Kekayaan pribadi Ratu Elizabeth telah menjadi subyek
spekulasi media selama bertahun-tahun. Majalah Forbes memperkirakan bahwa
kekayaan bersih Ratu berjumlah sekitar US $ 450 juta pada tahun 2010, namun
pihak Istana Buckingham menyatakan bahwa jumlah kekayaan Ratu yang sebesar £
100 juta itu "terlalu dilebih-lebihkan". Jock Colville, mantan
sekretaris pribadinya dan direktur dari bank kerajaan memperkirakan bahwa
jumlah kekayaan Ratu pada tahun 1971 sebesar £ 2 juta (setara dengan sekitar
£21 juta saat ini). Koleksi kerajaan, yang meliputi karya seni dan Mahkota
Kerajaan, tidak dimiliki oleh Ratu secara pribadi dan kepemilikannya diatur di
bawah ketentuan Undang-Undang Amanah. Properti lainnya yang kepemilikannya sama
termasuk istana-istana seperti Istana Buckingham dan Istana Windsor, dan tanah
milik Duke di Lancaster, serta portofolio properti senilai £ 383 juta pada
tahun 2011. Sedangkan Sandringham House dan Istana Balmoral dimiliki secara
pribadi oleh Ratu. Properti dan perabotan Kerajaan, dengan kepemilikan sebesar
£ 7,3 miliar pada tahun 2011 dimiliki oleh negara dan Ratu tidak diperkenankan
untuk menjual atau memilikinya secara pribadi.
Gelar
Elizabeth telah memegang dan dianugerahi banyak gelar dan
posisi militer kehormatan di seluruh Persemakmuran dan dari seluruh dunia.

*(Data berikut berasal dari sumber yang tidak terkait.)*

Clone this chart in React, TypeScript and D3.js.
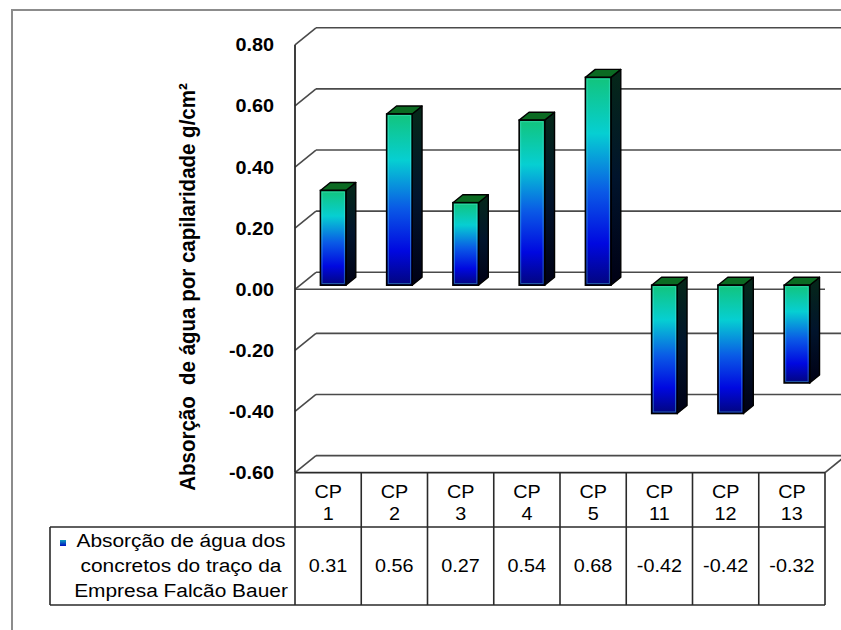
import React from "react";
import * as d3 from "d3";

// Specimens and their capillary water absorption (g/cm²)
const categories = ["CP 1", "CP 2", "CP 3", "CP 4", "CP 5", "CP 11", "CP 12", "CP 13"];
const values = [0.31, 0.56, 0.27, 0.54, 0.68, -0.42, -0.42, -0.32];
const yTicks = [-0.6, -0.4, -0.2, 0, 0.2, 0.4, 0.6, 0.8];
const seriesLabel = ["Absorção de água dos", "concretos do traço da", "Empresa Falcão Bauer"];
const axisTitle = "Absorção  de água por capilaridade g/cm²";

const W = 841;
const H = 630;
const FONT = "'Liberation Sans', Arial, Helvetica, sans-serif";
const SX = 1.1; // horizontal text stretch

// 3D plot geometry
const PLOT_LEFT = 295;
const PLOT_RIGHT = 825;
const DX = 21; // depth offset of back wall
const DY = -17;
const Z0 = 0.24; // bar front depth (fraction of wall depth)
const Z1 = 0.71; // bar back depth
const BAR_FRAC = 0.385;

const TABLE_SPLIT = 527;
const TABLE_BOTTOM = 605;
const LEGEND_LEFT = 50;

const GRID = "#4a4a4a";
const LINE = "#2a2a2a";

const fmt = (v: number) => v.toFixed(2);

function SText(props: {
  x: number;
  y: number;
  anchor?: "start" | "middle" | "end";
  size: number;
  bold?: boolean;
  children: React.ReactNode;
}) {
  const { x, y, anchor = "middle", size, bold, children } = props;
  return (
    <g transform={`translate(${x},${y}) scale(${SX},1)`}>
      <text
        x={0}
        y={0}
        textAnchor={anchor}
        fontFamily={FONT}
        fontSize={size}
        fontWeight={bold ? "bold" : "normal"}
        fill="#000"
      >
        {children}
      </text>
    </g>
  );
}

export default function App() {
  const x = d3.scaleBand<string>().domain(categories).range([PLOT_LEFT, PLOT_RIGHT]).padding(0);
  const y = d3.scaleLinear().domain([-0.6, 0.8]).range([472.6, 44.8]);
  const bw = x.bandwidth();
  const yMin = y(-0.6);
  const y0 = y(0);

  const ddx = DX * (Z1 - Z0);
  const ddy = DY * (Z1 - Z0);

  return (
    <svg
      width={W}
      height={H}
      viewBox={`0 0 ${W} ${H}`}
      style={{ position: "absolute", left: 0, top: 0, background: "#fff" }}
    >
      <defs>
        <linearGradient id="barFront" x1="0" y1="0" x2="0" y2="1">
          <stop offset="0" stopColor="#12c47c" />
          <stop offset="0.27" stopColor="#06cfd2" />
          <stop offset="0.55" stopColor="#0a5ae6" />
          <stop offset="0.8" stopColor="#0008e0" />
          <stop offset="1" stopColor="#02057e" />
        </linearGradient>
        <linearGradient id="barSide" x1="0" y1="0" x2="0" y2="1">
          <stop offset="0" stopColor="#052818" />
          <stop offset="0.5" stopColor="#01142c" />
          <stop offset="1" stopColor="#000014" />
        </linearGradient>
        <linearGradient id="legendKey" x1="0" y1="0" x2="0" y2="1">
          <stop offset="0" stopColor="#10a0c0" />
          <stop offset="1" stopColor="#0010c0" />
        </linearGradient>
      </defs>

      <rect x={0} y={0} width={W} height={H} fill="#fff" />

      {/* chart frame */}
      <rect x={12} y={10} width={W} height={H} fill="none" stroke="#8c8c8c" strokeWidth={2} />

      {/* back wall gridlines and side wall ticks */}
      {yTicks.map((t) => (
        <g key={`g${t}`}>
          <line
            x1={PLOT_LEFT + DX}
            x2={PLOT_RIGHT + DX}
            y1={y(t) + DY}
            y2={y(t) + DY}
            stroke={GRID}
            strokeWidth={1.6}
          />
          <line
            x1={PLOT_LEFT}
            x2={PLOT_LEFT + DX}
            y1={y(t)}
            y2={y(t) + DY}
            stroke={GRID}
            strokeWidth={1.6}
          />
        </g>
      ))}

      {/* floor front edge at zero */}
      <line x1={PLOT_LEFT} x2={PLOT_RIGHT} y1={y0} y2={y0} stroke={GRID} strokeWidth={1.6} />

      {/* bottom floor edge */}
      <line x1={PLOT_LEFT} x2={PLOT_RIGHT} y1={yMin} y2={yMin} stroke={LINE} strokeWidth={1.6} />
      <line x1={PLOT_RIGHT} x2={PLOT_RIGHT + DX} y1={yMin} y2={yMin + DY} stroke={GRID} strokeWidth={1.6} />

      {/* value axis line */}
      <line x1={PLOT_LEFT} x2={PLOT_LEFT} y1={y(0.8)} y2={yMin} stroke={LINE} strokeWidth={1.8} />

      {/* columns */}
      {categories.map((c, i) => {
        const v = values[i];
        const bx0 = (x(c) as number) + (bw * (1 - BAR_FRAC)) / 2 + DX * Z0;
        const bx1 = bx0 + bw * BAR_FRAC;
        const yv = y(v) + DY * Z0;
        const yz = y0 + DY * Z0;
        const top = Math.min(yv, yz);
        const bottom = Math.max(yv, yz);
        const side = [
          [bx1, top],
          [bx1 + ddx, top + ddy],
          [bx1 + ddx, bottom + ddy],
          [bx1, bottom],
        ];
        const lid = [
          [bx0, top],
          [bx0 + ddx, top + ddy],
          [bx1 + ddx, top + ddy],
          [bx1, top],
        ];
        const pts = (p: number[][]) => p.map((q) => q.join(",")).join(" ");
        return (
          <g key={c}>
            <polygon points={pts(side)} fill="url(#barSide)" stroke="#000" strokeWidth={1.4} strokeLinejoin="round" />
            <polygon points={pts(lid)} fill="#0b6a22" stroke="#000" strokeWidth={1.4} strokeLinejoin="round" />
            <rect
              x={bx0}
              y={top}
              width={bx1 - bx0}
              height={bottom - top}
              fill="url(#barFront)"
              stroke="#000"
              strokeWidth={1.6}
            />
            <rect
              x={bx0 + 1.6}
              y={top + 1.6}
              width={bx1 - bx0 - 3.2}
              height={bottom - top - 3.2}
              fill="none"
              stroke="#5ff0e0"
              strokeOpacity={0.45}
              strokeWidth={0.8}
            />
          </g>
        );
      })}

      {/* value axis labels */}
      {yTicks.map((t) => (
        <SText key={`t${t}`} x={274} y={y(t) + 6.5} anchor="end" size={18} bold>
          {fmt(t)}
        </SText>
      ))}

      {/* value axis title */}
      <g transform={`translate(187,287) scale(${SX},1) rotate(-90)`}>
        <text
          x={0}
          y={7}
          textAnchor="middle"
          fontFamily={FONT}
          fontSize={20.5}
          fontWeight="bold"
          style={{ whiteSpace: "pre" }}
        >
          {axisTitle}
        </text>
      </g>

      {/* data table */}
      <g>
        <line x1={LEGEND_LEFT} x2={PLOT_RIGHT} y1={TABLE_SPLIT} y2={TABLE_SPLIT} stroke={LINE} strokeWidth={1.6} />
        <line x1={LEGEND_LEFT} x2={PLOT_RIGHT} y1={TABLE_BOTTOM} y2={TABLE_BOTTOM} stroke={LINE} strokeWidth={1.6} />
        <line x1={LEGEND_LEFT} x2={LEGEND_LEFT} y1={TABLE_SPLIT} y2={TABLE_BOTTOM} stroke={LINE} strokeWidth={1.6} />
        {[...categories.map((c) => x(c) as number), PLOT_RIGHT].map((bx, i) => (
          <line key={`v${i}`} x1={bx} x2={bx} y1={yMin} y2={TABLE_BOTTOM} stroke={LINE} strokeWidth={1.6} />
        ))}
        {categories.map((c, i) => {
          const cx = (x(c) as number) + bw / 2;
          const [a, b] = c.split(" ");
          return (
            <g key={`h${c}`}>
              <SText x={cx} y={498} size={18}>
                {a}
              </SText>
              <SText x={cx} y={520} size={18}>
                {b}
              </SText>
              <SText x={cx} y={572} size={18}>
                {fmt(values[i])}
              </SText>
            </g>
          );
        })}
        <rect x={60} y={540} width={6} height={6} fill="url(#legendKey)" />
        {seriesLabel.map((s, i) => (
          <SText key={s} x={181} y={547 + i * 25} size={19}>
            {s}
          </SText>
        ))}
      </g>
    </svg>
  );
}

Secara resmi, dia memiliki gelar yang berbeda di setiap Alam Persemakmuran nya:
Ratu Kanada di Kanada, Ratu Australia di Australia, dan lain sebagainya. Di
Kepulauan Channel dan Isle of Man, yang merupakan Dependensi Mahkota Britania
Raya, Ratu Elizabeth dikenal sebagai Adipati Normandia dan Lord of Mann. Gelar
lainnya termasuk "Defender of the Faith" dan Adipati Lancaster.
Ketika sedang berbicara dengan Ratu, kebanyakan orang umumnya menggunakan
panggilan Your Majesty (Yang Mulia) untuk pertama kalinya, dan kemudian boleh
memanggilnya Ma'am.
Lambang
Dari tanggal 21 April 1944, lambang resmi untuk Elizabeth
berbentuk sebuah belah ketupat yang meniru desain Lambang Britania Raya,
dibedakan oleh tiga label di dalamnya yang menampilkan mawar Tudor ditengahnya
dan salib St George di kedua sisinya. Setelah naik takhta, dia masih
menggunakan lambang yang bentuknya tidak jauh berbeda dengan lambang
sebelumnya. Desain perisai juga digunakan dalam Standar Kerajaan Britania Raya.
Elizabeth memiliki bendera pribadi untuk dipergunakan di Kanada, Selandia Baru,
Australia, Jamaika, Barbados, dan di negara-negara lainnya.